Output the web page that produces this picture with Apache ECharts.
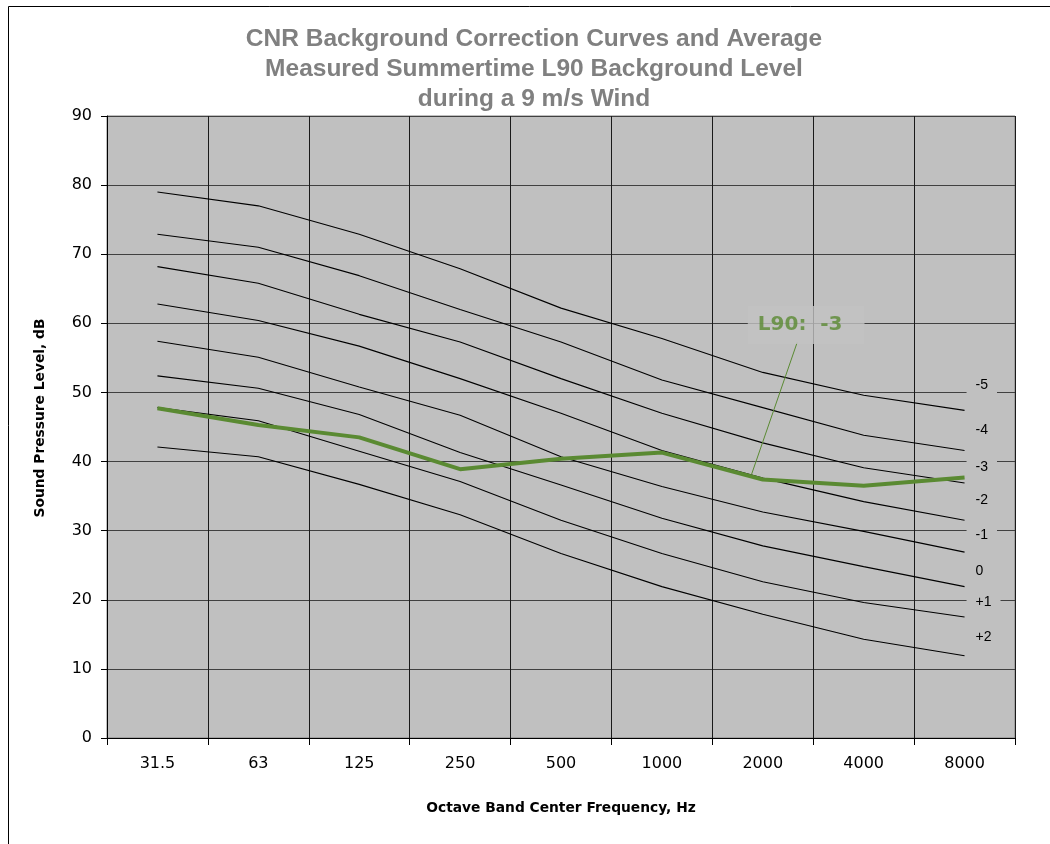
<!DOCTYPE html>
<html><head><meta charset="utf-8">
<script src="https://cdn.jsdelivr.net/npm/echarts@6/dist/echarts.min.js"></script>
<style>html,body{margin:0;padding:0;background:#fff}#c{width:1050px;height:844px}</style>
</head><body><div id="c"></div>
<script>
// ---- data ----
const categories = ['31.5', '63', '125', '250', '500', '1000', '2000', '4000', '8000'];
const curveNames = ['-5', '-4', '-3', '-2', '-1', '0', '+1', '+2'];
const curveM5 = [79.0, 77.0, 72.9, 67.9, 62.2, 57.8, 52.9, 49.6, 47.4];
const curveM4 = [72.9, 71.0, 66.9, 62.0, 57.3, 51.8, 47.8, 43.8, 41.6];
const curveM3 = [68.2, 65.8, 61.3, 57.3, 52.0, 47.0, 42.7, 39.1, 36.9];
const curveM2 = [62.8, 60.4, 56.7, 52.0, 47.0, 41.6, 37.6, 34.2, 31.5];
const curveM1 = [57.4, 55.1, 50.8, 46.7, 40.7, 36.4, 32.7, 29.9, 26.9];
const curve0  = [52.4, 50.6, 46.8, 41.3, 36.6, 31.8, 27.8, 24.8, 21.9];
const curveP1 = [47.8, 45.9, 41.5, 37.1, 31.5, 26.7, 22.6, 19.6, 17.5];
const curveP2 = [42.1, 40.7, 36.7, 32.3, 26.7, 21.9, 17.9, 14.3, 11.9];
const l90 = [47.7, 45.3, 43.5, 38.9, 40.4, 41.3, 37.4, 36.5, 37.7];
const l90Label = 'L90:  -3';
const yMin = 0, yMax = 90, yStep = 10;

// ---- styling / layout ----
const curves = [curveM5, curveM4, curveM3, curveM2, curveM1, curve0, curveP1, curveP2];
const curveLabelDy = [-25, -20, -16, -20, -17, -16, -15, -19];
const GREEN = '#5a8a32';
const FONT = "'DejaVu Sans', sans-serif";
const TITLE_FONT = "'Liberation Sans', Arial, sans-serif";

const chart = echarts.init(document.getElementById('c'));

const series = curves.map((d, i) => ({
  name: curveNames[i],
  type: 'line',
  data: d,
  symbol: 'none',
  silent: true,
  z: 2,
  lineStyle: { color: '#000', width: 1.1 },
  endLabel: {
    show: true,
    formatter: '{a}',
    color: '#000',
    fontFamily: TITLE_FONT,
    fontSize: 14,
    distance: 2,
    offset: [0, curveLabelDy[i]],
    backgroundColor: '#c0c0c0',
    padding: [4, 9, 4, 9]
  }
}));

series.push({
  name: 'L90',
  type: 'line',
  data: l90,
  symbol: 'none',
  silent: true,
  z: 3,
  lineStyle: { color: GREEN, width: 4 }
});

// annotation leader line and label (positioned on a hidden value axis)
series.push({
  type: 'line',
  xAxisIndex: 1,
  data: [[6.34, 57.2], [5.89, 38.2]],
  symbol: 'none',
  silent: true,
  z: 4,
  lineStyle: { color: GREEN, width: 1 }
});
series.push({
  type: 'scatter',
  xAxisIndex: 1,
  data: [[6.43, 59.76]],
  symbolSize: 0,
  silent: true,
  z: 5,
  label: {
    show: true,
    position: 'inside',
    formatter: l90Label,
    color: GREEN,
    fontFamily: FONT,
    fontWeight: 'bold',
    fontSize: 20,
    backgroundColor: '#c2c2c2',
    padding: [9, 22, 9, 10]
  }
});

chart.setOption({
  animation: false,
  backgroundColor: '#ffffff',
  title: {
    text: 'CNR Background Correction Curves and Average\nMeasured Summertime L90 Background Level\nduring a 9 m/s Wind',
    left: 529,
    textAlign: 'center',
    top: 19,
    textStyle: {
      color: '#808080',
      fontFamily: TITLE_FONT,
      fontWeight: 'bold',
      fontSize: 24.5,
      lineHeight: 30
    }
  },
  grid: {
    left: 107, right: 35, top: 116, bottom: 106,
    show: true,
    backgroundColor: '#c0c0c0',
    borderColor: '#808080',
    borderWidth: 1
  },
  graphic: [{
    type: 'rect',
    shape: { x: 8.5, y: 6.5, width: 1100, height: 900 },
    style: { fill: 'none', stroke: '#000', lineWidth: 1 },
    silent: true,
    z: -10
  }],
  xAxis: [{
    type: 'category',
    data: categories,
    boundaryGap: true,
    name: 'Octave Band Center Frequency, Hz',
    nameLocation: 'middle',
    nameGap: 63,
    nameTextStyle: { color: '#000', fontFamily: FONT, fontWeight: 'bold', fontSize: 13.8 },
    axisLine: { show: true, onZero: false, lineStyle: { color: '#000', width: 1 } },
    axisTick: { show: true, length: 7, lineStyle: { color: '#000' } },
    axisLabel: { color: '#000', fontFamily: FONT, fontSize: 16, margin: 18 },
    splitLine: { show: true, lineStyle: { color: '#1a1a1a', width: 1 } }
  }, {
    type: 'value',
    min: -0.5, max: 8.5,
    show: false,
    axisLine: { show: false, onZero: false },
    splitLine: { show: false }
  }],
  yAxis: {
    type: 'value',
    min: yMin, max: yMax, interval: yStep,
    name: 'Sound Pressure Level, dB',
    nameLocation: 'middle',
    nameGap: 60,
    nameTextStyle: { color: '#000', fontFamily: FONT, fontWeight: 'bold', fontSize: 13.8, padding: [0, 0, 0, 18] },
    axisLine: { show: true, onZero: false, lineStyle: { color: '#000', width: 1 } },
    axisTick: { show: true, length: 6, lineStyle: { color: '#000' } },
    axisLabel: { color: '#000', fontFamily: FONT, fontSize: 16, margin: 15 },
    splitLine: { show: true, lineStyle: { color: '#404040', width: 1 } }
  },
  series: series
});
</script>
</body></html>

━━━━━━

→ WHAT THIS TASK INVOLVES: Omit the pictures, and quote the material above exactly as given.

→ RESPONSE TO THE TASK:
Output the web page that produces this picture with Apache ECharts.
<!DOCTYPE html>
<html><head><meta charset="utf-8">
<script src="https://cdn.jsdelivr.net/npm/echarts@6/dist/echarts.min.js"></script>
<style>html,body{margin:0;padding:0;background:#fff}#c{width:1050px;height:844px}</style>
</head><body><div id="c"></div>
<script>
// ---- data ----
const categories = ['31.5', '63', '125', '250', '500', '1000', '2000', '4000', '8000'];
const curveNames = ['-5', '-4', '-3', '-2', '-1', '0', '+1', '+2'];
const curveM5 = [79.0, 77.0, 72.9, 67.9, 62.2, 57.8, 52.9, 49.6, 47.4];
const curveM4 = [72.9, 71.0, 66.9, 62.0, 57.3, 51.8, 47.8, 43.8, 41.6];
const curveM3 = [68.2, 65.8, 61.3, 57.3, 52.0, 47.0, 42.7, 39.1, 36.9];
const curveM2 = [62.8, 60.4, 56.7, 52.0, 47.0, 41.6, 37.6, 34.2, 31.5];
const curveM1 = [57.4, 55.1, 50.8, 46.7, 40.7, 36.4, 32.7, 29.9, 26.9];
const curve0  = [52.4, 50.6, 46.8, 41.3, 36.6, 31.8, 27.8, 24.8, 21.9];
const curveP1 = [47.8, 45.9, 41.5, 37.1, 31.5, 26.7, 22.6, 19.6, 17.5];
const curveP2 = [42.1, 40.7, 36.7, 32.3, 26.7, 21.9, 17.9, 14.3, 11.9];
const l90 = [47.7, 45.3, 43.5, 38.9, 40.4, 41.3, 37.4, 36.5, 37.7];
const l90Label = 'L90:  -3';
const yMin = 0, yMax = 90, yStep = 10;

// ---- styling / layout ----
const curves = [curveM5, curveM4, curveM3, curveM2, curveM1, curve0, curveP1, curveP2];
const curveLabelDy = [-25, -20, -16, -20, -17, -16, -15, -19];
const GREEN = '#5a8a32';
const FONT = "'DejaVu Sans', sans-serif";
const TITLE_FONT = "'Liberation Sans', Arial, sans-serif";

const chart = echarts.init(document.getElementById('c'));

const series = curves.map((d, i) => ({
  name: curveNames[i],
  type: 'line',
  data: d,
  symbol: 'none',
  silent: true,
  z: 2,
  lineStyle: { color: '#000', width: 1.1 },
  endLabel: {
    show: true,
    formatter: '{a}',
    color: '#000',
    fontFamily: TITLE_FONT,
    fontSize: 14,
    distance: 2,
    offset: [0, curveLabelDy[i]],
    backgroundColor: '#c0c0c0',
    padding: [4, 9, 4, 9]
  }
}));

series.push({
  name: 'L90',
  type: 'line',
  data: l90,
  symbol: 'none',
  silent: true,
  z: 3,
  lineStyle: { color: GREEN, width: 4 }
});

// annotation leader line and label (positioned on a hidden value axis)
series.push({
  type: 'line',
  xAxisIndex: 1,
  data: [[6.34, 57.2], [5.89, 38.2]],
  symbol: 'none',
  silent: true,
  z: 4,
  lineStyle: { color: GREEN, width: 1 }
});
series.push({
  type: 'scatter',
  xAxisIndex: 1,
  data: [[6.43, 59.76]],
  symbolSize: 0,
  silent: true,
  z: 5,
  label: {
    show: true,
    position: 'inside',
    formatter: l90Label,
    color: GREEN,
    fontFamily: FONT,
    fontWeight: 'bold',
    fontSize: 20,
    backgroundColor: '#c2c2c2',
    padding: [9, 22, 9, 10]
  }
});

chart.setOption({
  animation: false,
  backgroundColor: '#ffffff',
  title: {
    text: 'CNR Background Correction Curves and Average\nMeasured Summertime L90 Background Level\nduring a 9 m/s Wind',
    left: 529,
    textAlign: 'center',
    top: 19,
    textStyle: {
      color: '#808080',
      fontFamily: TITLE_FONT,
      fontWeight: 'bold',
      fontSize: 24.5,
      lineHeight: 30
    }
  },
  grid: {
    left: 107, right: 35, top: 116, bottom: 106,
    show: true,
    backgroundColor: '#c0c0c0',
    borderColor: '#808080',
    borderWidth: 1
  },
  graphic: [{
    type: 'rect',
    shape: { x: 8.5, y: 6.5, width: 1100, height: 900 },
    style: { fill: 'none', stroke: '#000', lineWidth: 1 },
    silent: true,
    z: -10
  }],
  xAxis: [{
    type: 'category',
    data: categories,
    boundaryGap: true,
    name: 'Octave Band Center Frequency, Hz',
    nameLocation: 'middle',
    nameGap: 63,
    nameTextStyle: { color: '#000', fontFamily: FONT, fontWeight: 'bold', fontSize: 13.8 },
    axisLine: { show: true, onZero: false, lineStyle: { color: '#000', width: 1 } },
    axisTick: { show: true, length: 7, lineStyle: { color: '#000' } },
    axisLabel: { color: '#000', fontFamily: FONT, fontSize: 16, margin: 18 },
    splitLine: { show: true, lineStyle: { color: '#1a1a1a', width: 1 } }
  }, {
    type: 'value',
    min: -0.5, max: 8.5,
    show: false,
    axisLine: { show: false, onZero: false },
    splitLine: { show: false }
  }],
  yAxis: {
    type: 'value',
    min: yMin, max: yMax, interval: yStep,
    name: 'Sound Pressure Level, dB',
    nameLocation: 'middle',
    nameGap: 60,
    nameTextStyle: { color: '#000', fontFamily: FONT, fontWeight: 'bold', fontSize: 13.8, padding: [0, 0, 0, 18] },
    axisLine: { show: true, onZero: false, lineStyle: { color: '#000', width: 1 } },
    axisTick: { show: true, length: 6, lineStyle: { color: '#000' } },
    axisLabel: { color: '#000', fontFamily: FONT, fontSize: 16, margin: 15 },
    splitLine: { show: true, lineStyle: { color: '#404040', width: 1 } }
  },
  series: series
});
</script>
</body></html>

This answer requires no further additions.